Return nothing but the lines from the one with "Write a web" through the one with "const series = [increase, decrease, same];" in the data below, word for word and without pictures.

** Start PROVIDED DATA **

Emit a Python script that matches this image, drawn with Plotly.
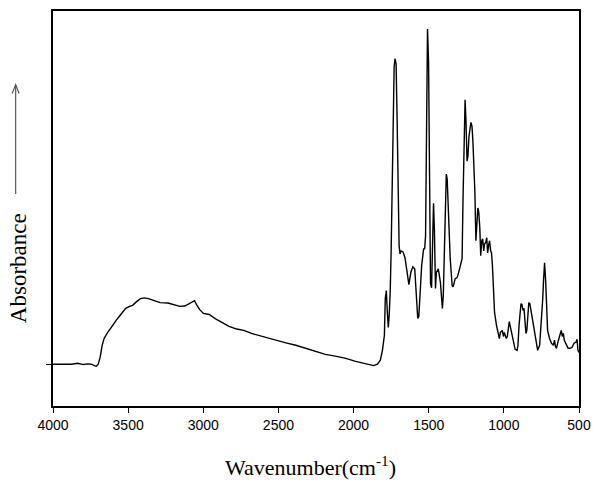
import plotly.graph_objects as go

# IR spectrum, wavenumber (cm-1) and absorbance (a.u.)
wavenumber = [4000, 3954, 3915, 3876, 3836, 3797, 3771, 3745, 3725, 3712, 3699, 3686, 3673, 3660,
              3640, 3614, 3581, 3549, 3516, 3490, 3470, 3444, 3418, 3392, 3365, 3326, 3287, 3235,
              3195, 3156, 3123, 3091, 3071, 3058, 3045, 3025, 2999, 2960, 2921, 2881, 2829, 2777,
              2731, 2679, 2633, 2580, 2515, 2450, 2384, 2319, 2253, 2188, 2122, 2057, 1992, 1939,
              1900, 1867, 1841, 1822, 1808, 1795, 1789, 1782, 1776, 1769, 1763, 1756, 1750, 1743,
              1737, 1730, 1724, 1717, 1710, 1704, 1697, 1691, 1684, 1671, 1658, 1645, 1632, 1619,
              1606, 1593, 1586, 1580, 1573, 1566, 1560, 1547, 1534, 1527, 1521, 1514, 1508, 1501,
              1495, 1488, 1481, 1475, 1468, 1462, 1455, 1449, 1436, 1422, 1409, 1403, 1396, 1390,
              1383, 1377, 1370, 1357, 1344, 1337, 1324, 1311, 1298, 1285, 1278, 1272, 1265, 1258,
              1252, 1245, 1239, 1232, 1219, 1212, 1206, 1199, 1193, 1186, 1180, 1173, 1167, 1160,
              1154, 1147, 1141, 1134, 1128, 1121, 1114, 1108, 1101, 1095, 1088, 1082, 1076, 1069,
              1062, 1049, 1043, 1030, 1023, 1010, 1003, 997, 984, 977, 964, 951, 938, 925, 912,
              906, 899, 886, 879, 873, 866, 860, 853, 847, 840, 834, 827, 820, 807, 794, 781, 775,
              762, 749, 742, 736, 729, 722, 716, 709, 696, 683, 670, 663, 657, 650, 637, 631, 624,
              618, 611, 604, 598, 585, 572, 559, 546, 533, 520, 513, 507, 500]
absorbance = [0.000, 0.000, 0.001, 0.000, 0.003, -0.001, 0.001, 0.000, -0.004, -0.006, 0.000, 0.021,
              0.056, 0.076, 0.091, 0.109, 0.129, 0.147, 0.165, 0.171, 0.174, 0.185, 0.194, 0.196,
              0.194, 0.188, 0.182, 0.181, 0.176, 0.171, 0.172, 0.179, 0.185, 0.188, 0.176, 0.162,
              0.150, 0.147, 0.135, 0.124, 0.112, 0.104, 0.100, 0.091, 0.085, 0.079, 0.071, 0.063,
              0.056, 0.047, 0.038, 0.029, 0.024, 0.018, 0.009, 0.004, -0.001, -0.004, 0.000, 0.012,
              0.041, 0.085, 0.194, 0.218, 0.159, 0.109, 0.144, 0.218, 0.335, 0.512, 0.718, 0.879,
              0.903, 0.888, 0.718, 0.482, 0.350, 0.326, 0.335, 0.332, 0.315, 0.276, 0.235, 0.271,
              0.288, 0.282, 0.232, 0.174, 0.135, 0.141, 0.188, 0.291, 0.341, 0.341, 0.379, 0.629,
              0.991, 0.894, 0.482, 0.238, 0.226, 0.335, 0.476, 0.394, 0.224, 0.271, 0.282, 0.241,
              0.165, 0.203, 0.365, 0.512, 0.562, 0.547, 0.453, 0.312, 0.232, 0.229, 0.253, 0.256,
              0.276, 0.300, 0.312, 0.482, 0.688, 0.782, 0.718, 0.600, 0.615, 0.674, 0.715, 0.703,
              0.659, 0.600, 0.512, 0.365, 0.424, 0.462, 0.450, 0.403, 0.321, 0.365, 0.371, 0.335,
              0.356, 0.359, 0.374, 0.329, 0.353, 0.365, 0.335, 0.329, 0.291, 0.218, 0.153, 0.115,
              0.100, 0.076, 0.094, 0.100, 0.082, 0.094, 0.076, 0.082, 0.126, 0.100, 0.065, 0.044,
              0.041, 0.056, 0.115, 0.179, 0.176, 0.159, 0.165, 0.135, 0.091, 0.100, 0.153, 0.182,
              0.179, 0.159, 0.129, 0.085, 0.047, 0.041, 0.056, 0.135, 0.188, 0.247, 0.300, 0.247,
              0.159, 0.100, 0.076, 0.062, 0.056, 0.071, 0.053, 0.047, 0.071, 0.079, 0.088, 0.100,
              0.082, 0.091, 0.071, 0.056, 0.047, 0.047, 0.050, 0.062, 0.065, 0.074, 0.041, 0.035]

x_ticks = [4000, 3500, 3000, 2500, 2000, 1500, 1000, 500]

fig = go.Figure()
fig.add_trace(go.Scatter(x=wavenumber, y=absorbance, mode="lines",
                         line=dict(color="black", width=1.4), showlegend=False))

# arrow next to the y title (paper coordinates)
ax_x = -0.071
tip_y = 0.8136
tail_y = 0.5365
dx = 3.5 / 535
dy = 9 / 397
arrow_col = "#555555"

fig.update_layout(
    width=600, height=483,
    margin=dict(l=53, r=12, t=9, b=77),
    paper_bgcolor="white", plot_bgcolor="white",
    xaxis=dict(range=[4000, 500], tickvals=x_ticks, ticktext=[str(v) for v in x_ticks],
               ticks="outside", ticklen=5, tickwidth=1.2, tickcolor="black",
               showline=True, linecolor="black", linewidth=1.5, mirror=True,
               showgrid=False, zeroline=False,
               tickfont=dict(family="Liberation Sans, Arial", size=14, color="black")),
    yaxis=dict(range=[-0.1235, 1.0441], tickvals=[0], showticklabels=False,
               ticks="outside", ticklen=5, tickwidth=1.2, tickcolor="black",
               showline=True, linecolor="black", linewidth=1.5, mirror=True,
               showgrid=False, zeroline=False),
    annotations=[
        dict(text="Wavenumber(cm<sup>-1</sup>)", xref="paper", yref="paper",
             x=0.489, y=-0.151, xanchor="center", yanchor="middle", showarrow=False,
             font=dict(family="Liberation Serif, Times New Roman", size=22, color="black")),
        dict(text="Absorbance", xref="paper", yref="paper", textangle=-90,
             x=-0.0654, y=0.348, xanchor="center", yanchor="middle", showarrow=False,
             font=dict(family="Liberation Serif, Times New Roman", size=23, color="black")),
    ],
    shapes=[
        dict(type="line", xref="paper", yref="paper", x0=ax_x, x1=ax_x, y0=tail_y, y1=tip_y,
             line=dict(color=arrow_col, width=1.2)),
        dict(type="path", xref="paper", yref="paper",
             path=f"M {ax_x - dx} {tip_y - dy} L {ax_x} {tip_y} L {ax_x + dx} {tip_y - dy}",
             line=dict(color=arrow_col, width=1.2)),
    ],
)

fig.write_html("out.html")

** End PROVIDED DATA **
** Start PROVIDED DATA **

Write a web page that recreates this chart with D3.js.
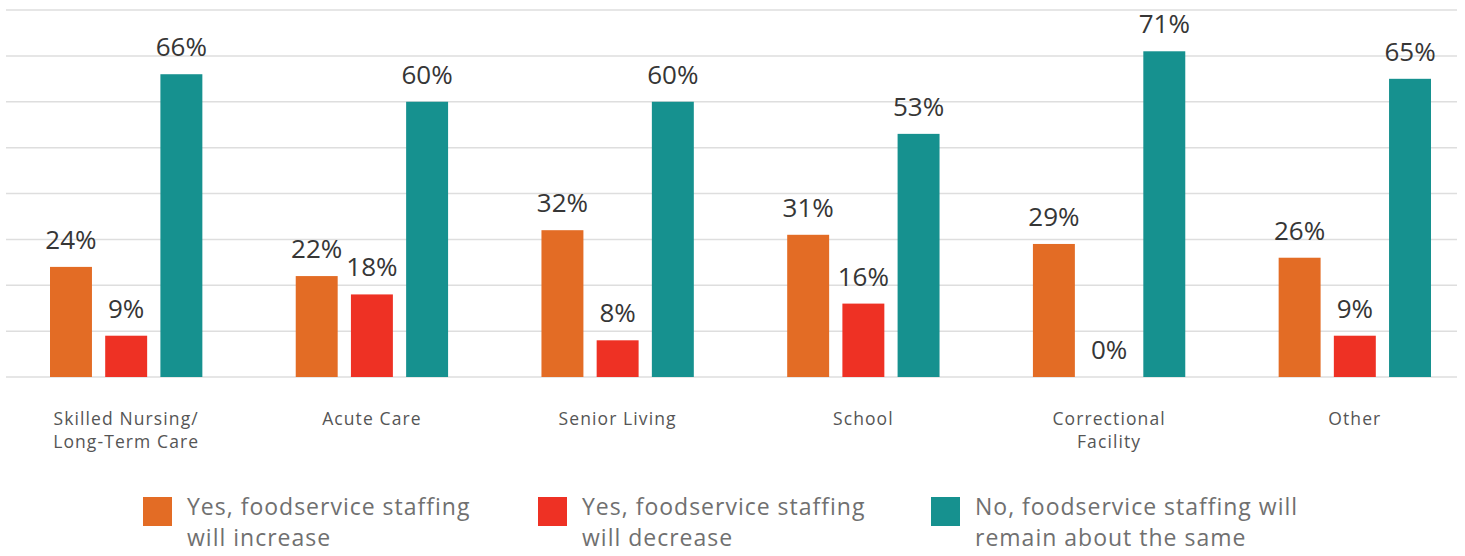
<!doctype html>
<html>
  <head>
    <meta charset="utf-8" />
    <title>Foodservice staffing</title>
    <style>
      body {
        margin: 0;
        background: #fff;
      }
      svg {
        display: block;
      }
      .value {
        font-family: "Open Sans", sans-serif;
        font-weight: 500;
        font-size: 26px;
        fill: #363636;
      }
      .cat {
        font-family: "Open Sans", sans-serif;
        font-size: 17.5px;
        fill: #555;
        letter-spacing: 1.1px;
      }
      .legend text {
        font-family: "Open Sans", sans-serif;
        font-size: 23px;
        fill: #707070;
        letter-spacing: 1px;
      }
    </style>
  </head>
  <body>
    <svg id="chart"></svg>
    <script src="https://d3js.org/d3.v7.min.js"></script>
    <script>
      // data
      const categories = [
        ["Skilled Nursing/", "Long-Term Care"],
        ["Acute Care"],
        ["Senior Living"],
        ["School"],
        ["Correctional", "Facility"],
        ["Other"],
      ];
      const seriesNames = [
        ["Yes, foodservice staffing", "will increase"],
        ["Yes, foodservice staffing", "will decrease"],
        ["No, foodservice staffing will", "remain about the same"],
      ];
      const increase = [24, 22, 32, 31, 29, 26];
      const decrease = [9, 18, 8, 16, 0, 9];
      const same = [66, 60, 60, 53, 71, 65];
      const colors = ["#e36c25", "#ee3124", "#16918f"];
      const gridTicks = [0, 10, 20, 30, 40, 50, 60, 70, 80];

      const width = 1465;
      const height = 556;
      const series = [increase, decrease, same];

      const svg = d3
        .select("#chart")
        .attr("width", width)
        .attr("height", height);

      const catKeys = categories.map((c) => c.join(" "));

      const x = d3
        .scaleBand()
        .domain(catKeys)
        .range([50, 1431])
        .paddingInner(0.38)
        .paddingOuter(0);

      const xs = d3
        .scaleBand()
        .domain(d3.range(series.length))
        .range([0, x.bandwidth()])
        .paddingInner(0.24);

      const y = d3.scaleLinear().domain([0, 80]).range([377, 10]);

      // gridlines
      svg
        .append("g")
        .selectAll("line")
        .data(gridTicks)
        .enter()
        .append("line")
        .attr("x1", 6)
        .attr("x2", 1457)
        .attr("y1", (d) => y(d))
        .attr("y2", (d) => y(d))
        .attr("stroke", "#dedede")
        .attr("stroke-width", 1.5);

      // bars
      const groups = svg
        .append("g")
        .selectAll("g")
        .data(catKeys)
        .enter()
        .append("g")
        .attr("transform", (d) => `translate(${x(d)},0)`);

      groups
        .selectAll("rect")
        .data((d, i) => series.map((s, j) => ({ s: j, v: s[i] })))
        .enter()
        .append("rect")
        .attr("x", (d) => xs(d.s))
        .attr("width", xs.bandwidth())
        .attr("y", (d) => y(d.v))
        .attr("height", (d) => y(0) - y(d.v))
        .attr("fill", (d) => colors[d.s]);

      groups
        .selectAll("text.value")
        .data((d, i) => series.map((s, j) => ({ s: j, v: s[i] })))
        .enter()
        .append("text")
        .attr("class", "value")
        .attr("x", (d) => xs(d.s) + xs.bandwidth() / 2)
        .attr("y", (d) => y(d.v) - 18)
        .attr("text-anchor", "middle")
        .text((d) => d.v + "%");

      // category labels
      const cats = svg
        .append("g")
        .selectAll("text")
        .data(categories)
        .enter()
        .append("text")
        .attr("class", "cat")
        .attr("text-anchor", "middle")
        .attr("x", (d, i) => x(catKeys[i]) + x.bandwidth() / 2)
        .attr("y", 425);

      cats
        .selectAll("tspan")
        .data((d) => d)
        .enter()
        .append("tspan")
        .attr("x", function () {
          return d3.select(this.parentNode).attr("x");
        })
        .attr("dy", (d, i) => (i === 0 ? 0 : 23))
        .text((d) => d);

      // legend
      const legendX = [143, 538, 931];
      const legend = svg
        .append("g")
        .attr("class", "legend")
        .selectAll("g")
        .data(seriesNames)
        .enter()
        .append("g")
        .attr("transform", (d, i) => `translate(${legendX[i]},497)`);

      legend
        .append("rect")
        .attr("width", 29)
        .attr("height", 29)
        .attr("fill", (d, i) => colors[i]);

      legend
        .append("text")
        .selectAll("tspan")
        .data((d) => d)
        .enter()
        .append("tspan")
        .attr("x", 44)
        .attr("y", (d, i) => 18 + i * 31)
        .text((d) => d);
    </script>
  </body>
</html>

** End PROVIDED DATA **
** Start PROVIDED DATA **

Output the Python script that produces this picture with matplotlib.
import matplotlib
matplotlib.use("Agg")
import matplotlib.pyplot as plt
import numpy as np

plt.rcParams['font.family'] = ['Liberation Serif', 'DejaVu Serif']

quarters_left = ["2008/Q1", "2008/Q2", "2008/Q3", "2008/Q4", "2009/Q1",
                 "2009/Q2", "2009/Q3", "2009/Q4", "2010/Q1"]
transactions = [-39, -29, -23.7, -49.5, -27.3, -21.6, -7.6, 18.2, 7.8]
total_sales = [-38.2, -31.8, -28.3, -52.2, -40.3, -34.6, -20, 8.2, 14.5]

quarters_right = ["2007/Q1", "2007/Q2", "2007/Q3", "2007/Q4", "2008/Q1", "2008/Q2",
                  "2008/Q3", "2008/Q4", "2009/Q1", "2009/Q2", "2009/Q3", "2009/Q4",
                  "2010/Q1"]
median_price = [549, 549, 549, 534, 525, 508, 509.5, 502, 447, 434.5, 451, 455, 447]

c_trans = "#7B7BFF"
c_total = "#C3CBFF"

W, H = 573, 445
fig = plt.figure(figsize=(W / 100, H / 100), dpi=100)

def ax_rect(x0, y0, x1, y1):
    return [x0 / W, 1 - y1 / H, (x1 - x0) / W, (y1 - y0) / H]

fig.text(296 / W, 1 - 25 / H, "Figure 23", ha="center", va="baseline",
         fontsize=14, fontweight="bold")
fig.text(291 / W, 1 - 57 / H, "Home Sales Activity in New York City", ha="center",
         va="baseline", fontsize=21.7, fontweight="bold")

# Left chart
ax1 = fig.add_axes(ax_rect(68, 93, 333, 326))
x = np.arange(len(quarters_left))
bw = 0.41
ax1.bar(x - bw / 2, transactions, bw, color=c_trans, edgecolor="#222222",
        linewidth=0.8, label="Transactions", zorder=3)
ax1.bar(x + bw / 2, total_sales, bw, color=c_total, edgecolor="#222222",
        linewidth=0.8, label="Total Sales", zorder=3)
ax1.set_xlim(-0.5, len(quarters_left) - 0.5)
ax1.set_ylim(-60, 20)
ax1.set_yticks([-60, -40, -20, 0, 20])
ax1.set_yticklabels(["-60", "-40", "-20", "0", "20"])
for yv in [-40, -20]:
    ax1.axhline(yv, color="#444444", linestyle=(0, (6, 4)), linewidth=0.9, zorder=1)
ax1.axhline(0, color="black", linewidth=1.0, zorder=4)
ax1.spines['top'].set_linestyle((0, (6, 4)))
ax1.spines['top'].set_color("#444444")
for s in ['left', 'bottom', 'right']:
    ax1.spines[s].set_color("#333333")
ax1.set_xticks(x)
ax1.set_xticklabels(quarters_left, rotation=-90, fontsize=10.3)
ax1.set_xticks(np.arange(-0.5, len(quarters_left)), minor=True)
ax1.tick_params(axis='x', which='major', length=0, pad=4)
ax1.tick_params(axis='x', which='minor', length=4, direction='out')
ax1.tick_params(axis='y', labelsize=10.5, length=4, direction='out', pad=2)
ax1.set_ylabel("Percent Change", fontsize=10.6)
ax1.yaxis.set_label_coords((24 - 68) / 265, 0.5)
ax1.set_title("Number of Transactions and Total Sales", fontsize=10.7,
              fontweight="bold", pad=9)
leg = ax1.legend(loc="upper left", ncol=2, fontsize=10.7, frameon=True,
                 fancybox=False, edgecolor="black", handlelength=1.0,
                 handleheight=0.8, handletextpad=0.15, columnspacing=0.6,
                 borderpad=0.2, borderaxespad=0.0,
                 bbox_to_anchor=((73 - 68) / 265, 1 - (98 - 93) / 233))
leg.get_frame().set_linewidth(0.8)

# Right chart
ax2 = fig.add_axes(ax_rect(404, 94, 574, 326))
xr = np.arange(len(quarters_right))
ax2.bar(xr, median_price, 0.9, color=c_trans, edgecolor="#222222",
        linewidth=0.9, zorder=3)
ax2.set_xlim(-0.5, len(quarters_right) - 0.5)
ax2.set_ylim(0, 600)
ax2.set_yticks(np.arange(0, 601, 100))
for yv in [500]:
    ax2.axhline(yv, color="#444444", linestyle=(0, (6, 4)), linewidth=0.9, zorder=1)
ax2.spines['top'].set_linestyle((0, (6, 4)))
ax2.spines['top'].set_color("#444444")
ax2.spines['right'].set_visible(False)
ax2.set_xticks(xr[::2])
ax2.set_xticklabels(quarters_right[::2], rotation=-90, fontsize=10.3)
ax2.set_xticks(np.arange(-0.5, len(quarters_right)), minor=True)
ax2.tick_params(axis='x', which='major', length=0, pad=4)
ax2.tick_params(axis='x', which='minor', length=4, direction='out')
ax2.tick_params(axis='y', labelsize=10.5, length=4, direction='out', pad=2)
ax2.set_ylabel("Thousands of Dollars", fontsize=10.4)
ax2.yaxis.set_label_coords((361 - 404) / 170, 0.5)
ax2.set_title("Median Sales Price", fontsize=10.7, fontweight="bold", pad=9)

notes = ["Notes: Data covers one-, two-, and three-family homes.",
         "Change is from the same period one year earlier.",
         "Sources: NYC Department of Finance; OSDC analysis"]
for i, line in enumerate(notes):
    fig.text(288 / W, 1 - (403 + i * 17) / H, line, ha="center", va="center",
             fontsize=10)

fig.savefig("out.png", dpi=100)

** End PROVIDED DATA **

*CORRECT RESULT*:
Write a web page that recreates this chart with D3.js.
<!doctype html>
<html>
  <head>
    <meta charset="utf-8" />
    <title>Foodservice staffing</title>
    <style>
      body {
        margin: 0;
        background: #fff;
      }
      svg {
        display: block;
      }
      .value {
        font-family: "Open Sans", sans-serif;
        font-weight: 500;
        font-size: 26px;
        fill: #363636;
      }
      .cat {
        font-family: "Open Sans", sans-serif;
        font-size: 17.5px;
        fill: #555;
        letter-spacing: 1.1px;
      }
      .legend text {
        font-family: "Open Sans", sans-serif;
        font-size: 23px;
        fill: #707070;
        letter-spacing: 1px;
      }
    </style>
  </head>
  <body>
    <svg id="chart"></svg>
    <script src="https://d3js.org/d3.v7.min.js"></script>
    <script>
      // data
      const categories = [
        ["Skilled Nursing/", "Long-Term Care"],
        ["Acute Care"],
        ["Senior Living"],
        ["School"],
        ["Correctional", "Facility"],
        ["Other"],
      ];
      const seriesNames = [
        ["Yes, foodservice staffing", "will increase"],
        ["Yes, foodservice staffing", "will decrease"],
        ["No, foodservice staffing will", "remain about the same"],
      ];
      const increase = [24, 22, 32, 31, 29, 26];
      const decrease = [9, 18, 8, 16, 0, 9];
      const same = [66, 60, 60, 53, 71, 65];
      const colors = ["#e36c25", "#ee3124", "#16918f"];
      const gridTicks = [0, 10, 20, 30, 40, 50, 60, 70, 80];

      const width = 1465;
      const height = 556;
      const series = [increase, decrease, same];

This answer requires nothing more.